• **Problem**
Starting at the first line of the listing below, retype each line up to and including the one that contains "from bokeh.resources import INLINE". Leave pictures out.

• **Provided information**
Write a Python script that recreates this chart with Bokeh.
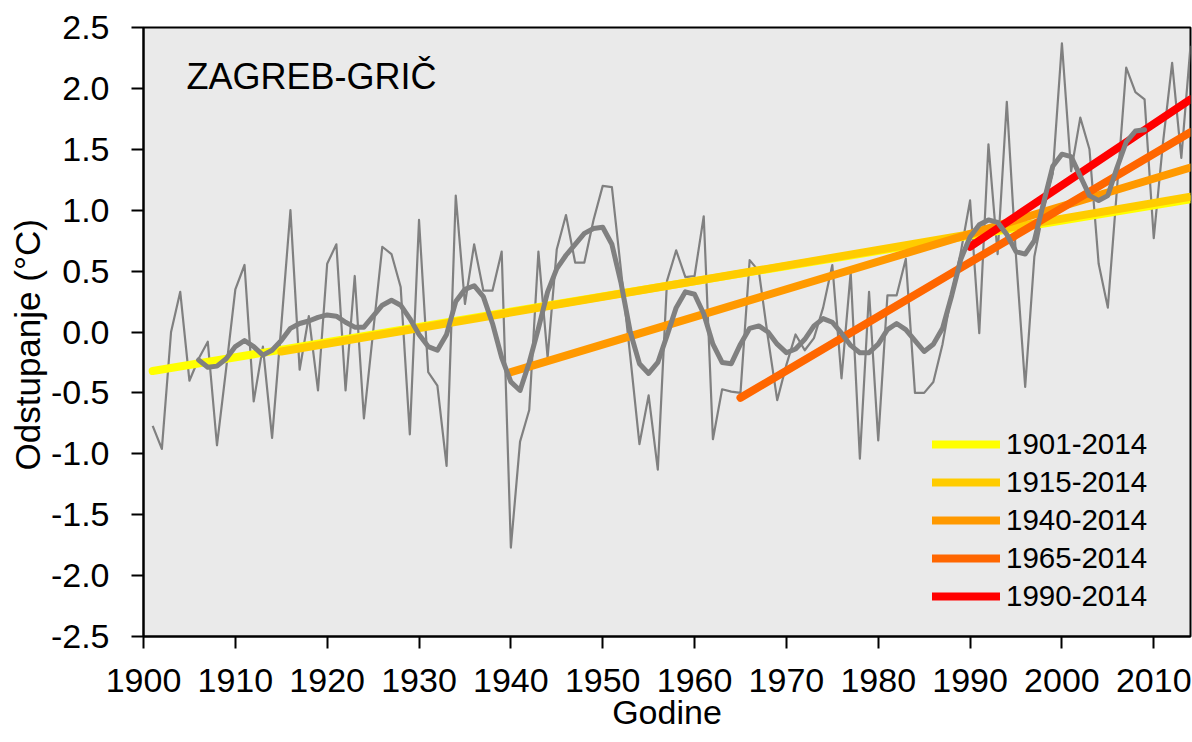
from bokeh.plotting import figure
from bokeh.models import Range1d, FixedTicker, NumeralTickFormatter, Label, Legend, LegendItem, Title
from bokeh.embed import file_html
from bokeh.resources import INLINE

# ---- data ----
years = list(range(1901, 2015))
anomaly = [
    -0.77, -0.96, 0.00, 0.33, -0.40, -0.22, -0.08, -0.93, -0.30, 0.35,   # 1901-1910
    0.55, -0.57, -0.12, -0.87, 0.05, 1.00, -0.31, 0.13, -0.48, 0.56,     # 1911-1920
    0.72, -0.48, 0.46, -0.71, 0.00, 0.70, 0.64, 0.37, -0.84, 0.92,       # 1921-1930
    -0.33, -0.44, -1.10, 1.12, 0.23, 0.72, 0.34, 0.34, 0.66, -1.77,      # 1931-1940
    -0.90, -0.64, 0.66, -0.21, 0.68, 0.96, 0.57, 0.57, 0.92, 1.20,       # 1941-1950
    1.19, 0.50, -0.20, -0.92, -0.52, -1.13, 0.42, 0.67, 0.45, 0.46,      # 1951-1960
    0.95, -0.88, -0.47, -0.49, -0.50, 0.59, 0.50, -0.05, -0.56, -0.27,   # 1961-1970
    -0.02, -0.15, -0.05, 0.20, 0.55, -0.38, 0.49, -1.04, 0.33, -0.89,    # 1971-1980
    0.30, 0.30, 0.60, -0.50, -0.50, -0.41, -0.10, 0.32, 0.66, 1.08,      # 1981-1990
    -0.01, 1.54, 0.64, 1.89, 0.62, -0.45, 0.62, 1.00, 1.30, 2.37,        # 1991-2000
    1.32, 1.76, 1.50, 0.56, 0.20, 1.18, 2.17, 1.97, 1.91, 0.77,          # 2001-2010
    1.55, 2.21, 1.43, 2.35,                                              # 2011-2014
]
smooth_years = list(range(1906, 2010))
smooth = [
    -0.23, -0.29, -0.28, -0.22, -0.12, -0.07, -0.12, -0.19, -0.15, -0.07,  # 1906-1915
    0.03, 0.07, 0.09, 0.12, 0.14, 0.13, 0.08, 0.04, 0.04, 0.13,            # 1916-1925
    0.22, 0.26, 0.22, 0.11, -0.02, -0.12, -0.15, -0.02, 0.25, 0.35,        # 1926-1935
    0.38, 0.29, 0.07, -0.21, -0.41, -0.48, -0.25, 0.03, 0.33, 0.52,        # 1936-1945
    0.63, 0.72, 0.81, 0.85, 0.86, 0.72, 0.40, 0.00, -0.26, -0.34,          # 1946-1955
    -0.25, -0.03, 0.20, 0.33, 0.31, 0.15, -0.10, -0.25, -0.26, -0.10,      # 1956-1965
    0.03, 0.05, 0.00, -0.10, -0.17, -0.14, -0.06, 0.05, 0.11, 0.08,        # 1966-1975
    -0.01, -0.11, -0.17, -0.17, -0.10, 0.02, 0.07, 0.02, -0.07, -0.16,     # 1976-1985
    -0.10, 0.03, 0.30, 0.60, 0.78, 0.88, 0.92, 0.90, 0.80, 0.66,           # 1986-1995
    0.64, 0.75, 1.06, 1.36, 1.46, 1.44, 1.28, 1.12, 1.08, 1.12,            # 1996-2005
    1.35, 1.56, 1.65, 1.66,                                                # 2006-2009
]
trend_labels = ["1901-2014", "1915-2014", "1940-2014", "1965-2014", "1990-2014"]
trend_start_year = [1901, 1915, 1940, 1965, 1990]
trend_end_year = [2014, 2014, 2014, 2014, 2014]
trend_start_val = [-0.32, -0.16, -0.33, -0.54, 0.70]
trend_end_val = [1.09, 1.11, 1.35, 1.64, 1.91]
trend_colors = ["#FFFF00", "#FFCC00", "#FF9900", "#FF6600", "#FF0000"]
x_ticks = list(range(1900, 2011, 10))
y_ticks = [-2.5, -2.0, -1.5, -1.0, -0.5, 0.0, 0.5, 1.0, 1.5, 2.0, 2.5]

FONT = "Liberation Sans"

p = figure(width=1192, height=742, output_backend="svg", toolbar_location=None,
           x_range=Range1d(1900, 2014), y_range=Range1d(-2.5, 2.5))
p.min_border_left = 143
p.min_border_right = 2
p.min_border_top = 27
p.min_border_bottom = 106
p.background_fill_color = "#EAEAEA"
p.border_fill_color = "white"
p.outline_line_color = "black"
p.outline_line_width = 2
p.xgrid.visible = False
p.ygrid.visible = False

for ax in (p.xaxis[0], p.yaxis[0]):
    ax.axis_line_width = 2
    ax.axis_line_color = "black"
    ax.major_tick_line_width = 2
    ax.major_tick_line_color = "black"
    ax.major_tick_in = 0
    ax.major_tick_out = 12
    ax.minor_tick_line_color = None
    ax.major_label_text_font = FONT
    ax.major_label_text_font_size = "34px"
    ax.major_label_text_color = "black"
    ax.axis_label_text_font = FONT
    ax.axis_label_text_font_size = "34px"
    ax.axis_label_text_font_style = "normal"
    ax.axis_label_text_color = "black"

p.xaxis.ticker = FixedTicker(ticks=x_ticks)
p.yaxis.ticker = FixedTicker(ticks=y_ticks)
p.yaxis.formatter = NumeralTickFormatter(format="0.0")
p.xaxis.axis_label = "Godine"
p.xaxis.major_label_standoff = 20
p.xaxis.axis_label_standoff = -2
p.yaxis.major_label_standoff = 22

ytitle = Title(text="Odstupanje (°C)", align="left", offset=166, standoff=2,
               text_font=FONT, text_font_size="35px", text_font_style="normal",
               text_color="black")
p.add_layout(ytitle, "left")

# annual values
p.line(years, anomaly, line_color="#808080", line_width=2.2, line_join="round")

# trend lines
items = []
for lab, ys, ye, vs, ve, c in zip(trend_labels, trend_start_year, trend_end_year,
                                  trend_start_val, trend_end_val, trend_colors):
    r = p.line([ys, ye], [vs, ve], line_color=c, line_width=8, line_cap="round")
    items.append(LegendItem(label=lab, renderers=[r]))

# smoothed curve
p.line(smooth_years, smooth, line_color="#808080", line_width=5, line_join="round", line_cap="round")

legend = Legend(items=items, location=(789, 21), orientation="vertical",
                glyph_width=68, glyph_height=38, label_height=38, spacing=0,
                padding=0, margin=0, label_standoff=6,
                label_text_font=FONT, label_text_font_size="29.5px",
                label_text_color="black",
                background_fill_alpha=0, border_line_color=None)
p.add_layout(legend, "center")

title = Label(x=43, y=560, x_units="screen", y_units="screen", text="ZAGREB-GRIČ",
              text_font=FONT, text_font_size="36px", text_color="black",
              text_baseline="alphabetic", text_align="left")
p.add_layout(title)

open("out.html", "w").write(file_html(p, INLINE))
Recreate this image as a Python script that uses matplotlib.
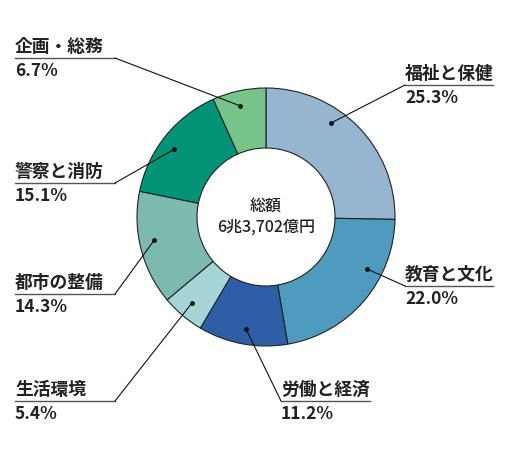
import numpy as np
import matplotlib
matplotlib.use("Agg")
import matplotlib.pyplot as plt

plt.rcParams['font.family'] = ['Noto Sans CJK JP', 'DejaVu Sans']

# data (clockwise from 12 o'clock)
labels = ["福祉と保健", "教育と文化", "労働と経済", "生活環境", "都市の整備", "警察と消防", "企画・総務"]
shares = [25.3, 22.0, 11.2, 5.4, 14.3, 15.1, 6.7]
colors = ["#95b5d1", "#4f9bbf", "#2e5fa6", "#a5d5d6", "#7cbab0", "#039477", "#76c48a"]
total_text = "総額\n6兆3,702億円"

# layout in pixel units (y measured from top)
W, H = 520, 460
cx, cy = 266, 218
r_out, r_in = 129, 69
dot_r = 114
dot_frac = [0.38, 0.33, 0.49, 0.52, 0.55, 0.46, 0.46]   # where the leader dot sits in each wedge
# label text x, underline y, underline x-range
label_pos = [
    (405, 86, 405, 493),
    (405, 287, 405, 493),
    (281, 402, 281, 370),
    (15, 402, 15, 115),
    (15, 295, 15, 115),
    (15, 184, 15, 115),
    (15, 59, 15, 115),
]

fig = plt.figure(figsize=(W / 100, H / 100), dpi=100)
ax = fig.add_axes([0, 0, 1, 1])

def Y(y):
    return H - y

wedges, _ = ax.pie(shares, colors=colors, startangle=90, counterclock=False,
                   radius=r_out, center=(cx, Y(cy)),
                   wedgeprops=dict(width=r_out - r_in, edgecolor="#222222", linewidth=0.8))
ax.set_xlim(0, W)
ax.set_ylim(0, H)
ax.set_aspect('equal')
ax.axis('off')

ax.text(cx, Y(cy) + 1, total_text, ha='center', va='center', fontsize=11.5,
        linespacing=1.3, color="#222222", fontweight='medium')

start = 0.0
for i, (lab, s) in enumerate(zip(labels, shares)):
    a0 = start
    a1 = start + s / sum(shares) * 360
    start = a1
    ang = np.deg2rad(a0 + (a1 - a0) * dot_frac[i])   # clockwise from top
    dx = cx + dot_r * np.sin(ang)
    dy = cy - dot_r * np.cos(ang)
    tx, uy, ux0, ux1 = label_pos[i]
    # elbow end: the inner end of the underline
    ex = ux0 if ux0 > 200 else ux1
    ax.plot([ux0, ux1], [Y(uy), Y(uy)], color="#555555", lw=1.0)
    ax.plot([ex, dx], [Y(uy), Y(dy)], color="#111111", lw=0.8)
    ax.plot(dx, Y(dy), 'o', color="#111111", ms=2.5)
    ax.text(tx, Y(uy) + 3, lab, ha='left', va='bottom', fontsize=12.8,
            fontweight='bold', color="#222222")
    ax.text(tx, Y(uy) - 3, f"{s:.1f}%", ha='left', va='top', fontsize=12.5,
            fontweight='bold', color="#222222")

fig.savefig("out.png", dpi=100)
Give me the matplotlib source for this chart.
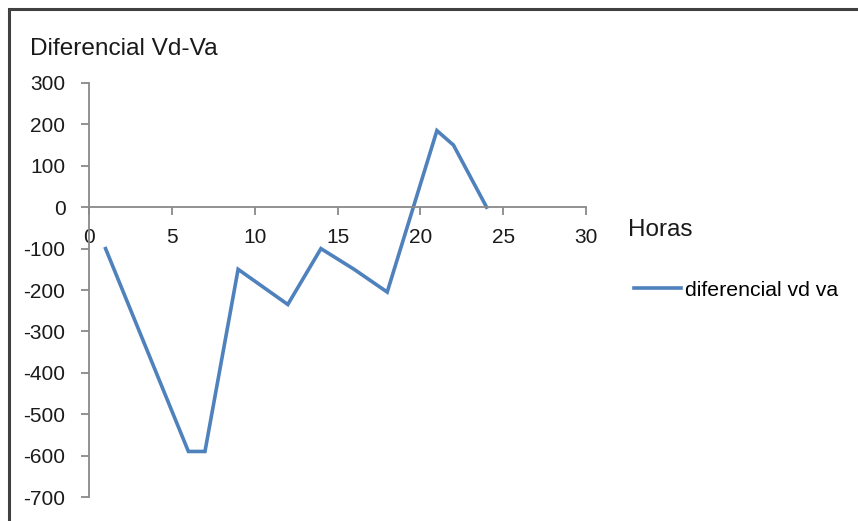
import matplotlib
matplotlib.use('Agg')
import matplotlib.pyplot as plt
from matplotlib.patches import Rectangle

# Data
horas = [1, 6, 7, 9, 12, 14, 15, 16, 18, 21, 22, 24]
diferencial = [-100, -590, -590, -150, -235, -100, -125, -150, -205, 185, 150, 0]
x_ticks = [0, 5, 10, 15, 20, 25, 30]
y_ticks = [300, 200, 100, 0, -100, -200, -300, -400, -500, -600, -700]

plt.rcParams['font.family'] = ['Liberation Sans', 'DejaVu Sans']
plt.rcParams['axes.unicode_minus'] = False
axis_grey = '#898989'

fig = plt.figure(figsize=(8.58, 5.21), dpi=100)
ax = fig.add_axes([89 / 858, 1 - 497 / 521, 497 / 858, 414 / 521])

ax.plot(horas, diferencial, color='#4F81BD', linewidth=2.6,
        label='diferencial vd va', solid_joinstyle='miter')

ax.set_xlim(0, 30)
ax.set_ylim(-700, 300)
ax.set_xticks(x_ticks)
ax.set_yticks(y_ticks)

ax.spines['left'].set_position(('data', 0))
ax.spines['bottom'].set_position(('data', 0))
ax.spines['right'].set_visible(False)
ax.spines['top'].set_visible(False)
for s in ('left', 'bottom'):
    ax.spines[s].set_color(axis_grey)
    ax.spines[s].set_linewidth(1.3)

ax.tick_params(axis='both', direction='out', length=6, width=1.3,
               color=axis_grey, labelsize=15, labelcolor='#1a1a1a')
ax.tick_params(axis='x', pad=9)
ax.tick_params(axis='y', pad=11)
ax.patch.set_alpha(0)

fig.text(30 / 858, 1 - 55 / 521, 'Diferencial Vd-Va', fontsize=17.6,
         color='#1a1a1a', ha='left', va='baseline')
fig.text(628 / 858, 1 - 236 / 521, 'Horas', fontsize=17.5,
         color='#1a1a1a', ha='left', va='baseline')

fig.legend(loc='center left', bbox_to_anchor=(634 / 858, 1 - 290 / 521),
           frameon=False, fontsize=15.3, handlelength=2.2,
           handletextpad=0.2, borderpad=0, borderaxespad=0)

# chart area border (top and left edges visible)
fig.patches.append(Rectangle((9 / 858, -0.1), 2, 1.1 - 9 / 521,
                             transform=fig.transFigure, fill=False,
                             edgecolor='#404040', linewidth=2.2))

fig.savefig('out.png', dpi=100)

• **Result of the task**
Write a Python script that recreates this chart with Bokeh.
from bokeh.plotting import figure
from bokeh.models import Range1d, FixedTicker, NumeralTickFormatter, Label, Legend, LegendItem, Title
from bokeh.embed import file_html
from bokeh.resources import INLINE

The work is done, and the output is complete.